Heroic Intern for Rep. Giffords Gets Back to Work

TUCSON, Ariz. -- Nearly a month after he helped save the life of U.S. Rep. Gabrielle Giffords after she was shot, her intern returned Thursday to work at her office for the first time since the rampage.

In the minutes following the Jan. 8 shooting, Daniel Hernandez raced to the Democrat's side, applying pressure to her wounds until first responders arrived. Since then, he has sat next to President Barack Obama, who called him a hero; he spoke with poise and unscripted remarks on live national television; and he has strangers asking for his autograph.

Only now has Hernandez been able to get back to his life in Tucson as one of Giffords' 13 interns and as a political science junior at the University of Arizona.

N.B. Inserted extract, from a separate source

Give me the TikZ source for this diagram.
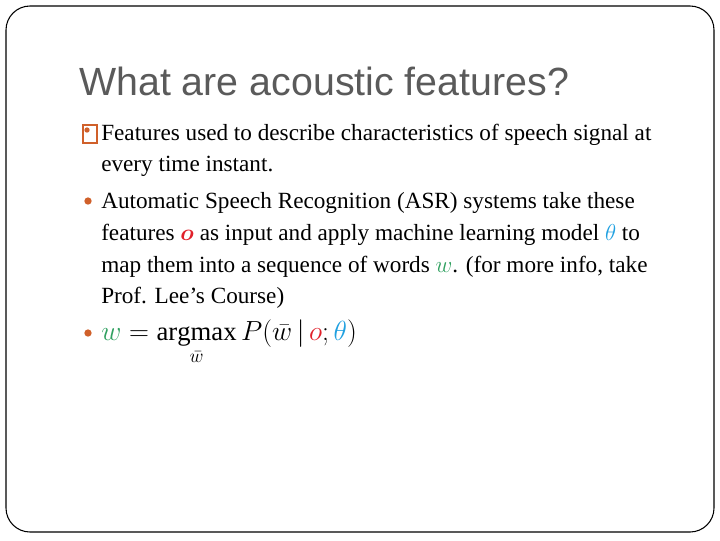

"But there's not really a normal anymore," Hernandez told The Associated Press between calls to veterans who aren't getting disability payments and Spanish-only speakers who went to the office for help with various problems. "It's a new normal."

Part of that new normal is the attention from the media and strangers who recognize him from television. Another part is not having Giffords around as she recovers from the shooting.

Six people were killed and 13 people, including Giffords, were wounded in the Jan. 8 mass shooting outside a Tucson grocery store where Giffords was meeting constituents. Jared Loughner, 22, is charged in the shooting.

"It's good to get back to doing the work of the congresswoman while she's not here," Hernandez said. "It's very cathartic to be back."

Hernandez was talking to people about 30 feet away from Giffords when the shooting began, and only heard the gunshots and someone yell "Gun!"

That's when he ran to Giffords and others to see what he could do, and said she became the priority because of the severity of her injury.

He said he still disagrees with Obama calling him a hero, adding that he just acted on instinct.

He said he's been very encouraged by Giffords' recovery but is mindful that she has a long road ahead of her. "We can't keep expecting daily miracles," he said.

Hernandez, who lives in a Tucson apartment with three friends, was born in the southern Arizona city to parents of Mexican heritage. He grew up the oldest of three children.

His father is retired, and his mother has a side business baking cakes.